The federal government would be able to shoot down privately-owned drones if a Federal Aviation Administration budget bill becomes law, NBC News reported.

The legislation would authorize the Department of Homeland Security and the FBI to track and shoot down private commercial drones that they deem a “threat.” According to the bill, the government could “identify, seize or destroy errant drones” that threaten a “covered facility or asset.”

But some groups say the bill’s broad language would give officials too much authority.

India McKinney, a legislative analyst with digital rights group Electronic Frontier Foundation, told Fortune that the bill raises several concerns about free speech and unreasonable seizures. “The bill does not distinguish between ‘commercial’ and other ‘private’ drones,” McKinney said. “So the risk is to everyone, [including] journalists getting footage of unaccompanied child detention centers, citizen journalists taking footage of protests, as well as potential delivery drones.”

Echoing McKinney’s concerns, ACLU senior legislative counsel Neema Singh Guliani told Fortune, “Congress should not use the aviation and disaster relief bill as a vehicle for controversial legislation that expands warrantless surveillance and interferes with press freedom.”
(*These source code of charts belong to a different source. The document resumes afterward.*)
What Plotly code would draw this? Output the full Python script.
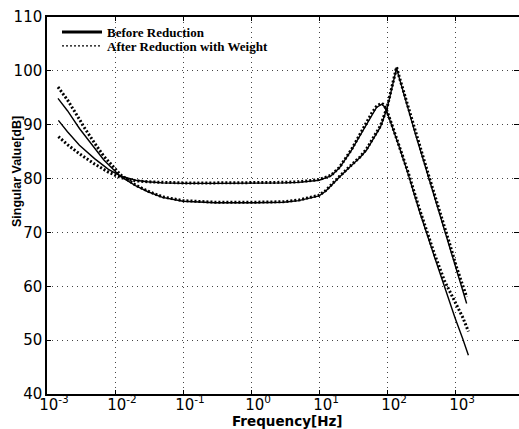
import plotly.graph_objects as go

# ---- data ----
freq_a = [1.47e-3, 2e-3, 3e-3, 5e-3, 8e-3, 1.2e-2, 2e-2, 3e-2, 5e-2, 0.1, 0.3, 1, 3, 5, 10, 15, 20, 30, 40,
          50, 60, 70, 83, 91, 100, 120, 150, 200, 300, 500, 700, 1000, 1300, 1570]
sv1_before = [90.8, 88.7, 86.2, 83.7, 81.7, 80.5, 79.7, 79.4, 79.2, 79.1, 79.1, 79.1, 79.2, 79.3, 79.7, 80.5,
              82.0, 85.3, 88.0, 90.3, 92.0, 93.2, 93.8, 93.4, 92.3, 89.5, 86.0, 81.2, 73.9, 65.4, 59.8, 54.1,
              50.2, 47.2]
sv1_after = [87.8, 86.3, 84.6, 82.7, 81.2, 80.2, 79.6, 79.4, 79.3, 79.2, 79.2, 79.2, 79.3, 79.4, 79.8, 80.6,
             82.1, 85.4, 88.2, 90.5, 92.2, 93.4, 94.0, 93.6, 92.5, 89.7, 86.2, 81.5, 74.3, 65.9, 61.0, 57.0,
             54.2, 51.6]

freq_b = [1.45e-3, 2e-3, 3e-3, 3.4e-3, 5e-3, 6.8e-3, 1.2e-2, 2e-2, 3e-2, 5e-2, 0.1, 0.3, 1, 3, 5, 10, 12.6,
          15.8, 20, 28.6, 40, 50, 63, 80, 100, 112, 126, 138, 151, 178, 219, 269, 339, 427, 537, 676, 851,
          1047, 1259, 1480]
sv2_before = [94.9, 92.6, 89.3, 88.4, 85.5, 83.5, 80.4, 78.7, 77.6, 76.5, 75.8, 75.5, 75.5, 75.6, 75.9, 76.8,
              77.7, 79.0, 80.3, 82.2, 83.9, 85.3, 87.3, 89.6, 93.0, 95.5, 98.2, 100.5, 98.7, 95.5, 91.5, 87.7,
              83.6, 79.4, 75.4, 71.0, 66.9, 63.1, 59.7, 56.8]
sv2_after = [97.0, 94.6, 91.0, 89.8, 86.6, 84.2, 80.7, 78.8, 77.7, 76.6, 75.9, 75.6, 75.6, 75.7, 76.0, 76.9,
             77.8, 79.1, 80.4, 82.3, 84.0, 85.5, 87.5, 89.8, 93.2, 95.7, 98.4, 100.7, 98.9, 95.8, 91.8, 88.0,
             84.0, 79.8, 75.8, 71.5, 67.5, 63.6, 60.5, 58.0]

x_tickvals = [1e-3, 1e-2, 1e-1, 1e0, 1e1, 1e2, 1e3]
x_ticktext = ["10<sup>-3</sup>", "10<sup>-2</sup>", "10<sup>-1</sup>", "10<sup>0</sup>",
              "10<sup>1</sup>", "10<sup>2</sup>", "10<sup>3</sup>"]
y_tickvals = [40, 50, 60, 70, 80, 90, 100, 110]

legend_before = "Before Reduction"
legend_after = "After Reduction with Weight"

SERIF = "Liberation Serif, Times New Roman, serif"
SANS = "Liberation Sans, Arial, sans-serif"
WIDE = "DejaVu Sans, Verdana, sans-serif"

fig = go.Figure()
before_line = dict(color="black", width=1.4)
after_line = dict(color="black", width=3, dash="2px,2px")
fig.add_trace(go.Scatter(x=freq_a, y=sv1_before, mode="lines", name=legend_before, legend="legend",
                         line=before_line, showlegend=False))
fig.add_trace(go.Scatter(x=freq_b, y=sv2_before, mode="lines", name=legend_before, legend="legend",
                         line=before_line, showlegend=False))
fig.add_trace(go.Scatter(x=freq_a, y=sv1_after, mode="lines", name=legend_after, legend="legend2",
                         line=after_line, showlegend=False))
fig.add_trace(go.Scatter(x=freq_b, y=sv2_after, mode="lines", name=legend_after, legend="legend2",
                         line=after_line, showlegend=False))
# legend samples
fig.add_trace(go.Scatter(x=[None], y=[None], mode="lines", name=legend_before, legend="legend",
                         line=dict(color="black", width=3)))
fig.add_trace(go.Scatter(x=[None], y=[None], mode="lines", name=legend_after, legend="legend2",
                         line=dict(color="black", width=1.2, dash="2px,2px")))
# carrier for the right-hand tick marks
fig.add_trace(go.Scatter(x=[None], y=[None], yaxis="y2", showlegend=False, hoverinfo="skip"))

W, H = 519, 429
L, R, T, B = 47, 0, 17, 35
PW, PH = W - L - R, H - T - B

grid = dict(showgrid=True, gridcolor="#444", gridwidth=1, griddash="1px,4px")
fig.update_layout(
    width=W, height=H,
    margin=dict(l=L, r=R, t=T, b=B, pad=0),
    paper_bgcolor="white", plot_bgcolor="white",
    xaxis=dict(type="log", range=[-3, 3.94], tickvals=x_tickvals, ticktext=x_ticktext,
               tickfont=dict(family=WIDE, size=15, color="black"),
               ticklabelshift=7, ticklabelstandoff=-4,
               showline=True, linecolor="black", linewidth=1.5, mirror="ticks",
               ticks="inside", ticklen=4, tickcolor="black", zeroline=False, **grid),
    yaxis=dict(range=[40, 110], tickvals=y_tickvals,
               tickfont=dict(family=WIDE, size=15, color="black"),
               showline=True, linecolor="black", linewidth=1.5, mirror=False,
               ticks="inside", ticklen=4, tickcolor="black", zeroline=False, **grid),
    yaxis2=dict(range=[40, 110], tickvals=y_tickvals, overlaying="y", side="right",
                showticklabels=False, showline=False, showgrid=False, zeroline=False,
                ticks="inside", ticklen=5, tickcolor="black"),
    legend=dict(x=(57 - L) / PW, y=1.0, xanchor="left", yanchor="top",
                bgcolor="rgba(0,0,0,0)", borderwidth=0, itemwidth=40,
                font=dict(family=SERIF, size=13, color="black", weight="bold")),
    legend2=dict(x=(57 - L) / PW, y=1 - (31 - T) / PH, xanchor="left", yanchor="top",
                 bgcolor="rgba(0,0,0,0)", borderwidth=0, itemwidth=40,
                 font=dict(family=SERIF, size=13, color="black", weight="bold")),
    annotations=[
        dict(text="<b>Frequency[Hz]</b>", x=0.5, y=0, xref="paper", yref="paper", xanchor="center",
             yanchor="middle", yshift=-27, xshift=4, showarrow=False,
             font=dict(family=WIDE, size=13.5, color="black")),
        dict(text="<b>Singular Value[dB]</b>", x=0, y=1 - (172 - T) / PH, xref="paper", yref="paper",
             xanchor="center", yanchor="middle", xshift=17 - L, textangle=-90, showarrow=False,
             font=dict(family=SANS, size=12.5, color="black")),
    ],
)

fig.write_html("out.html")
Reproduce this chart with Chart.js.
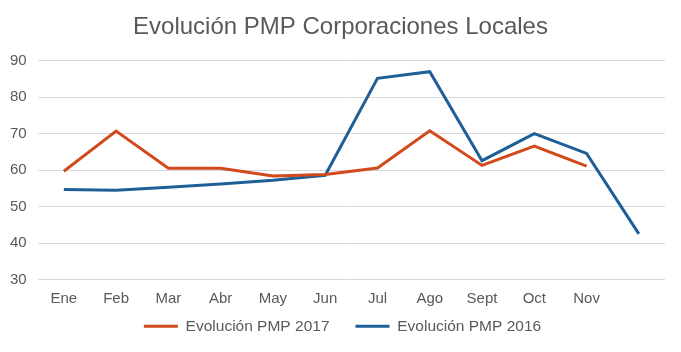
<!DOCTYPE html>
<html>
<head>
<meta charset="utf-8">
<script src="https://cdn.jsdelivr.net/npm/chart.js@4"></script>
<style>
  html, body { margin: 0; padding: 0; background: #fff; }
  #wrap { width: 681px; height: 352px; }
</style>
</head>
<body>
<div id="wrap"><canvas id="pmpChart" width="681" height="352"></canvas></div>
<script>
// Data
const months = ["Ene", "Feb", "Mar", "Abr", "May", "Jun", "Jul", "Ago", "Sept", "Oct", "Nov", ""];
const pmp2017 = [59.7, 70.7, 60.5, 60.5, 58.4, 58.8, 60.6, 70.8, 61.3, 66.6, 61.1, null];
const pmp2016 = [54.7, 54.5, 55.3, 56.2, 57.2, 58.6, 85.2, 87.0, 62.6, 70.0, 64.6, 42.5];

const textColor = "#595959";
const fontFamily = "'Liberation Sans', Arial, sans-serif";

// nudge the legend up and a bit to the right, and the title right, like the original
const boxShift = {
  id: "boxShift",
  afterLayout(chart) {
    const lg = chart.legend;
    lg.top -= 17;
    lg.bottom -= 17;
    lg.left += 10;
    lg.right += 10;
    const tb = chart.titleBlock;
    tb.left += 8;
    tb.right += 8;
  }
};

const ctx = document.getElementById("pmpChart").getContext("2d");
new Chart(ctx, {
  type: "line",
  data: {
    labels: months,
    datasets: [
      {
        label: "Evolución PMP 2017",
        data: pmp2017,
        borderColor: "#d24a1b",
        backgroundColor: "#d24a1b",
        borderWidth: 3,
        pointRadius: 0,
        tension: 0
      },
      {
        label: "Evolución PMP 2016",
        data: pmp2016,
        borderColor: "#1f5f97",
        backgroundColor: "#1f5f97",
        borderWidth: 3,
        pointRadius: 0,
        tension: 0
      }
    ]
  },
  options: {
    responsive: false,
    animation: false,
    layout: { padding: { left: 0, right: 16, top: 5, bottom: -9 } },
    plugins: {
      title: {
        display: true,
        text: "Evolución PMP Corporaciones Locales",
        color: textColor,
        font: { family: fontFamily, size: 24, weight: "normal" },
        padding: { top: 8, bottom: 19 }
      },
      legend: {
        position: "bottom",
        labels: {
          color: textColor,
          font: { family: fontFamily, size: 15.5 },
          boxWidth: 34,
          boxHeight: 0,
          padding: 26
        }
      },
      tooltip: { enabled: false }
    },
    scales: {
      x: {
        offset: true,
        grid: { display: false },
        border: { display: false },
        ticks: { color: textColor, font: { family: fontFamily, size: 15 }, padding: 2 }
      },
      y: {
        min: 30,
        max: 90,
        grid: { color: "#d9d9d9", drawTicks: false },
        border: { display: false },
        ticks: { stepSize: 10, color: textColor, font: { family: fontFamily, size: 15 }, padding: 11 },
        afterFit: (scale) => { scale.width -= 1; }
      }
    }
  },
  plugins: [boxShift]
});
</script>
</body>
</html>
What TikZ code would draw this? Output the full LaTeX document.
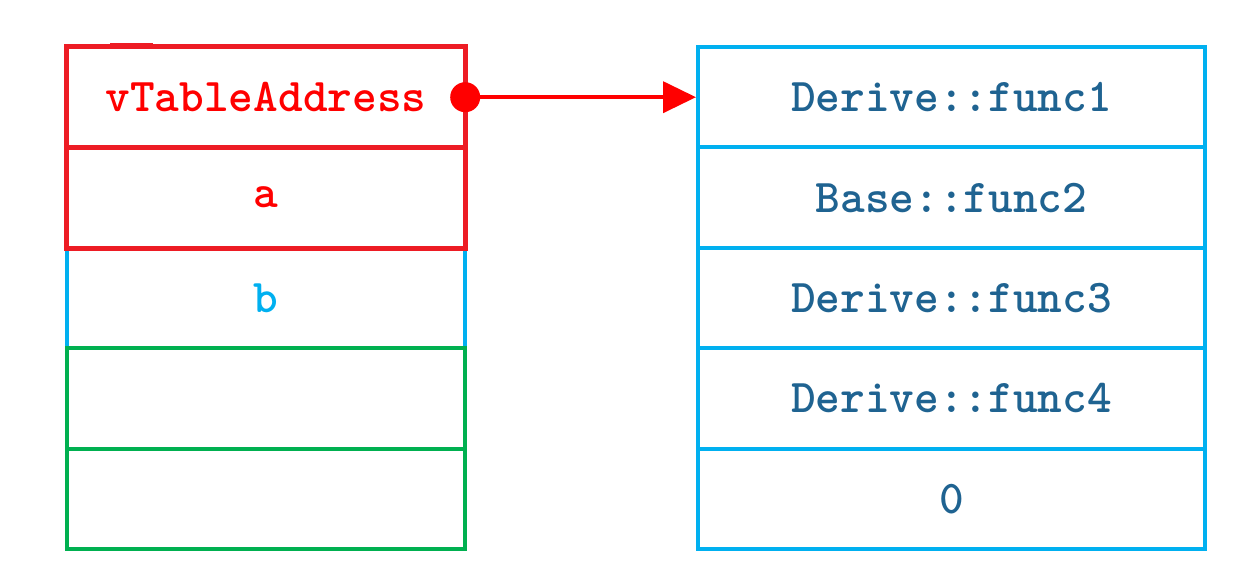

Beyond First Amendment freedoms, McKinney added that this bill would allow the Justice Department and Homeland Security Department to track a drone that they deem threatening by intercepting communications between the device and its operator, such as images collected by the drone or communications between various operators.

In a letter to the House Homeland Security Committee, Homeland Security Secretary Kirstjen Nielsen asked for authorization to down drones, pointing to the threat they allegedly pose. “Commercially available drones can be employed by terrorists and criminals to drop explosive payloads, deliver harmful substances, disrupt communications, and conduct illicit surveillance,” Nielsen wrote.

Meanwhile, law enforcement agencies have quietly been using their own drones for surveillance. Last year, Boston police spent $17,454 on three drones for surveillance purposes in a predominately black and low-income neighborhood, Kade Crockford, the director of the ACLU of Massachusetts Technology for Liberty Project, wrote in a blog.

As Freddy Martinez, the director of Lucy Parsons Labs, a police accountability nonprofit, wrote for the Chicago Reader earlier this year, legislation passed in the Illinois House would expand police use of drones to monitor large public gatherings like protests. The legislation also proposed arming drones with cameras and facial recognition technology.

“We should be cautious about giving the FBI any f*cking power,” Martinez told Fortune. The proposed federal bill will give law enforcement agencies too much power with very few channels for accountability, according to Martinez, who says “there are limited resources for someone to bring an abuse claim to the DHS and the FBI.” He added, “There is limited evidence of drone abuse by citizens, but numerous examples [of abuses] by the police.”

The House will vote on the FAA budget bill on Wednesday, at the earliest.